Definition
A published altitude that ensures safe terrain and obstacle clearance during a turn at certain en route fixes or NAVAIDs, where the standard minimum en route altitude does not provide adequate clearance for the larger area an aircraft sweeps through during a turn.
Plain English
When you turn at a fix, your aircraft swings through a wider piece of sky than when flying straight. At some fixes, that extra space contains terrain or obstacles. Minimum turning altitude is the higher altitude you must be at to safely complete that turn.
Context Anchor
Seen on instrument procedures and route segments where a turn at a named point needs extra altitude for safe clearance.
Why Pilots Care
Provides the extra margin needed for obstacle clearance when standard altitudes would leave insufficient room during the turn.
Grounding Statement
Picture approaching a required turn in instrument conditions: the minimum turning altitude tells you how high you must be before starting that turn safely.
Intuition Check
Do not read “minimum” as a suggested or comfortable altitude.
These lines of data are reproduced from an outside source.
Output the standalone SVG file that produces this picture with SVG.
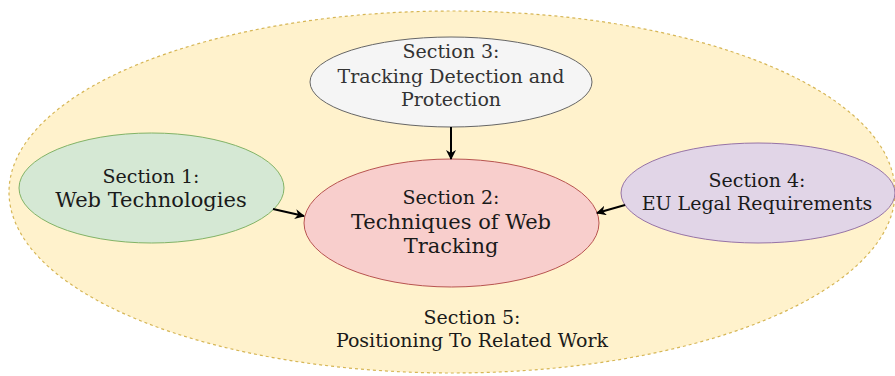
<svg xmlns="http://www.w3.org/2000/svg" width="895" height="376" viewBox="0 0 895 376">
<style>
text{font-family:"DejaVu Serif",serif;text-anchor:middle;fill:#1a1a1a}
.s{font-size:19px}
.b{font-size:21px}
.g{fill:#333333}
.edge{stroke:#000;stroke-width:2;fill:none;marker-end:url(#ah)}
</style>
<defs>
<marker id="ah" viewBox="0 0 10 10" refX="9" refY="5" markerWidth="10" markerHeight="10" orient="auto" markerUnits="userSpaceOnUse">
<path d="M0,0 L10,5 L0,10 L3,5 Z" fill="#000"/>
</marker>
</defs>
<rect width="895" height="376" fill="#fff"/>
<g id="section5">
<ellipse cx="452" cy="192" rx="443" ry="181" fill="#fff2cc" stroke="#d6b656" stroke-width="1.2" stroke-dasharray="3 3"/>
<text class="s" x="472" y="324">Section 5:</text>
<text class="s" x="472" y="347">Positioning To Related Work</text>
</g>
<g id="section3">
<ellipse cx="451" cy="82" rx="141" ry="45" fill="#f5f5f5" stroke="#666666"/>
<text class="s g" x="451" y="58">Section 3:</text>
<text class="s g" x="451" y="83">Tracking Detection and</text>
<text class="s g" x="451" y="106">Protection</text>
</g>
<g id="section1">
<ellipse cx="151.5" cy="188" rx="132.5" ry="55" fill="#d5e8d4" stroke="#82b366"/>
<text class="s" x="151" y="183">Section 1:</text>
<text class="b" x="151" y="207">Web Technologies</text>
</g>
<g id="section2">
<ellipse cx="451.5" cy="223" rx="147.5" ry="64" fill="#f8cecc" stroke="#b85450"/>
<text class="s" x="451" y="204">Section 2:</text>
<text class="b" x="451" y="229">Techniques of Web</text>
<text class="b" x="451" y="253">Tracking</text>
</g>
<g id="section4">
<ellipse cx="758" cy="193" rx="137" ry="50" fill="#e1d5e7" stroke="#9673a6"/>
<text class="s" x="757" y="187">Section 4:</text>
<text class="s" x="757" y="210">EU Legal Requirements</text>
</g>
<g id="connectors">
<path class="edge" d="M451,127 L451,159"/>
<path class="edge" d="M273,209 L304,216"/>
<path class="edge" d="M625,205 L597,213"/>
</g>
</svg>
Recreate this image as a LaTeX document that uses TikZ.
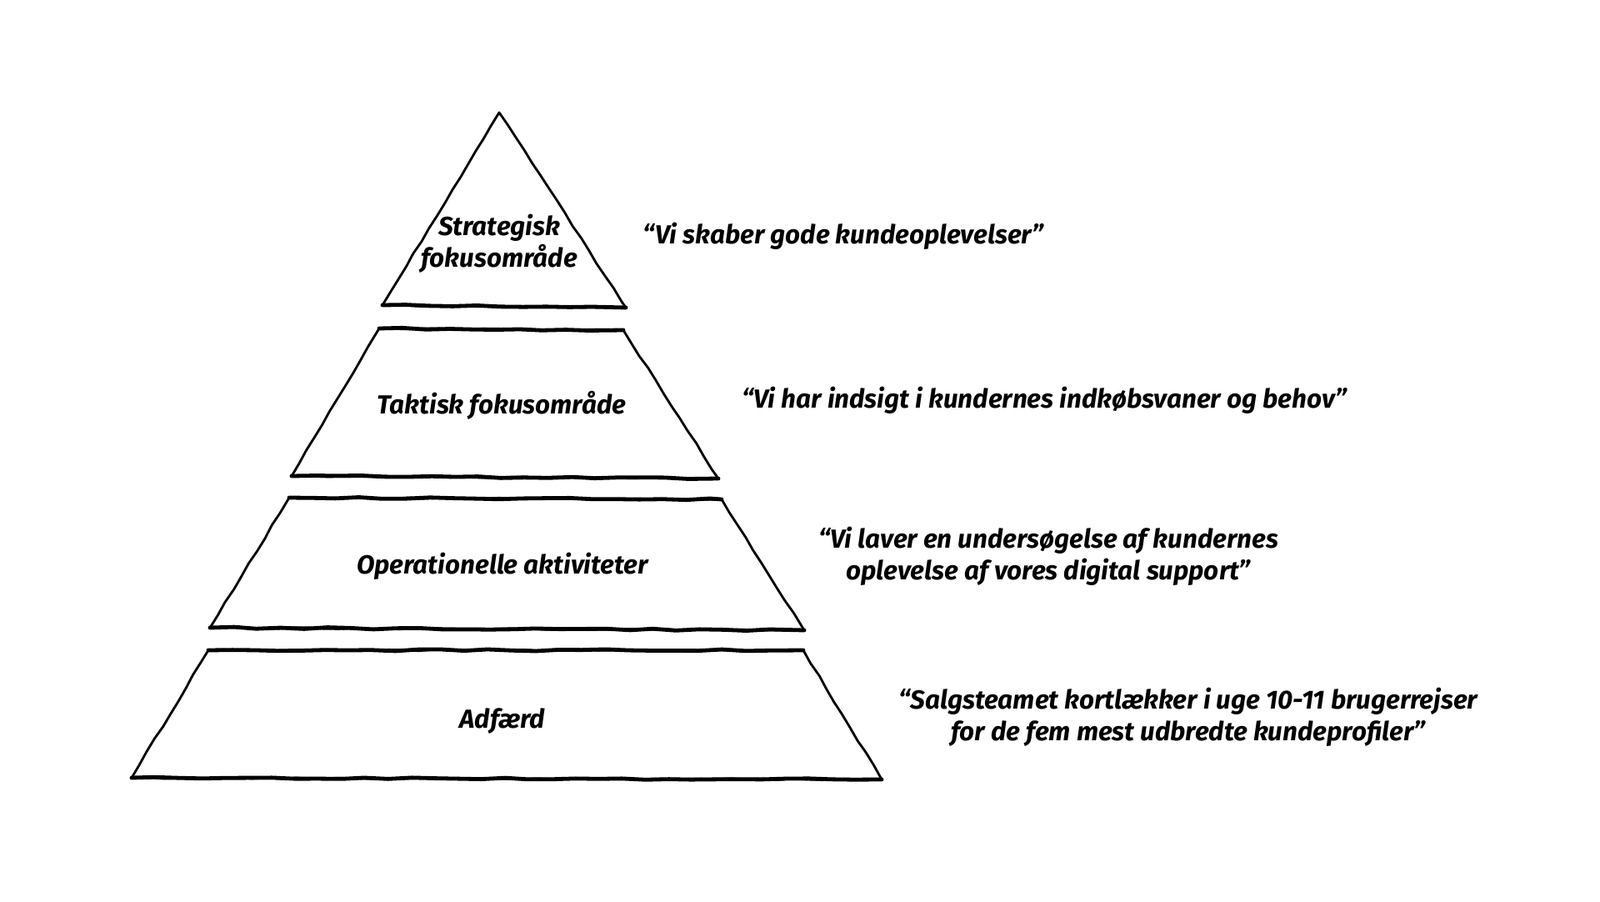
\documentclass[tikz,border=0pt]{standalone}
\usepackage{fontspec}
\setmainfont{Fira Sans}
\usetikzlibrary{decorations.pathmorphing}

\tikzset{
  side/.style={line width=1.4pt, line join=round, line cap=round,
    decorate, decoration={random steps, segment length=9pt, amplitude=0.4pt}},
  edge/.style={line width=2.4pt, line cap=round,
    decorate, decoration={random steps, segment length=14pt, amplitude=0.55pt}},
  lbl/.style={draw=none, align=center, font=\bfseries\itshape\fontsize{15.7}{18.8}\selectfont},
}

\begin{document}
\begin{tikzpicture}[x=0.5pt,y=-0.5pt]
\useasboundingbox (0,0) rectangle (1920,1081);
%% corners of the layers
\coordinate (top) at (599,135);
\coordinate (s_bl) at (459,366);  \coordinate (s_br) at (751,369);
\coordinate (t_tl) at (455,394);  \coordinate (t_tr) at (748,396);
\coordinate (t_bl) at (350,571);  \coordinate (t_br) at (862,574);
\coordinate (o_tl) at (347,597);  \coordinate (o_tr) at (866,599);
\coordinate (o_bl) at (252,753);  \coordinate (o_br) at (965,756);
\coordinate (a_tl) at (250,780);  \coordinate (a_tr) at (964,780);
\coordinate (a_bl) at (158,933);  \coordinate (a_br) at (1058,935);
%%
\draw [side] (top) -- (s_br) -- (s_bl) -- cycle;
\draw [edge] (s_bl) -- (s_br);
\draw [side] (t_tl) -- (t_tr) -- (t_br) -- (t_bl) -- cycle;
\draw [edge] (t_tl) -- (t_tr);
\draw [edge] (t_bl) -- (t_br);
\draw [side] (o_tl) -- (o_tr) -- (o_br) -- (o_bl) -- cycle;
\draw [edge] (o_tl) -- (o_tr);
\draw [edge] (o_bl) -- (o_br);
\draw [side] (a_tl) -- (a_tr) -- (a_br) -- (a_bl) -- cycle;
\draw [edge] (a_tl) -- (a_tr);
\draw [edge] (a_bl) -- (a_br);
%% layer texts
\node (strategisk) at (599,292) [lbl] {Strategisk\\fokusområde};
\node (taktisk) at (602,486) [lbl] {Taktisk fokusområde};
\node (operationel) at (603,679) [lbl] {Operationelle aktiviteter};
\node (adfaerd) at (603,865) [lbl] {Adfærd};
%% quotes
\node (q_strategisk) at (1012,283) [lbl] {“Vi skaber gode kundeoplevelser”};
\node (q_taktisk) at (1253,480) [lbl] {“Vi har indsigt i kundernes indkøbsvaner og behov”};
\node (q_operationel) at (1258,667) [lbl] {“Vi laver en undersøgelse af kundernes\\oplevelse af vores digital support”};
\node (q_adfaerd) at (1426,860) [lbl] {“Salgsteamet kortlækker i uge 10-11 brugerrejser\\for de fem mest udbredte kundeprofiler”};
%
\end{tikzpicture}
\end{document}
Here it means the lowest permitted altitude for starting the turn while still meeting obstacle-clearance requirements.
Example Sentence 1
Approaching the fix, the crew climbed to 11,400 feet to meet the published minimum turning altitude before beginning the right turn on course.
Example Sentence 2
The chart showed a minimum turning altitude of 6200 feet to protect the aircraft during the course reversal.